Five years ago, IBM and Cloudera strategically partnered to bring Cloudera’s data-in-motion capabilities, spanning analytics for IoT and event streaming processing, monitoring and management, to IBM customers. This integration is designed to work seamlessly with our data fabric architecture, fostering a holistic approach to data and AI strategy. The Cloudera Data Platform (CDP) solution enables customers to run rapid analytics on unstructured data anywhere and is built on a combination of Hadoop-based solutions and incorporates over 30 open-source and proprietary components.  

However, given today’s challenges maintaining, governing and transforming data for AI that is stored in Hadoop data lakes, IBM and Cloudera have built a unique integration to share and prepare data for trusted AI workloads.

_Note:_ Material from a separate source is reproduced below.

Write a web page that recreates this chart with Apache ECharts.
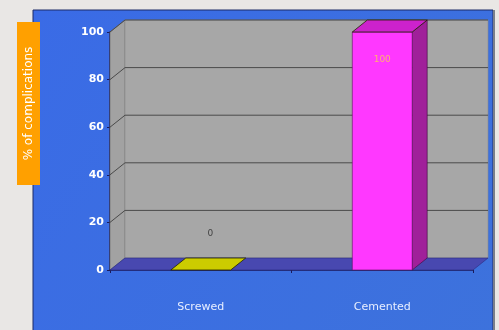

The IBM watsonx™ and Cloudera Data Platform (CDP) integration enables customers to augment their Hadoop data lake with warehouse-like performance, optimize for cost with simple object storage and multiple query engines and scale AI across the enterprise with trusted data. This collaboration not only simplifies data management for Cloudera customers but also enables them to bring those data lake workloads into a modern environment that is ready for generative AI use cases.

Better together: IBM watsonx and Cloudera 

IBM watsonx™ AI and data platform includes three core components and a set of AI assistants designed to help you scale and accelerate the impact of AI with trusted data across your business. The core components include: a studio for new  foundation models, generative AI and machine learning, a fit-for-purpose data store built on an open data lakehouse architecture, and a toolkit, to accelerate AI workflows that are built with responsibility, transparency and explainability.  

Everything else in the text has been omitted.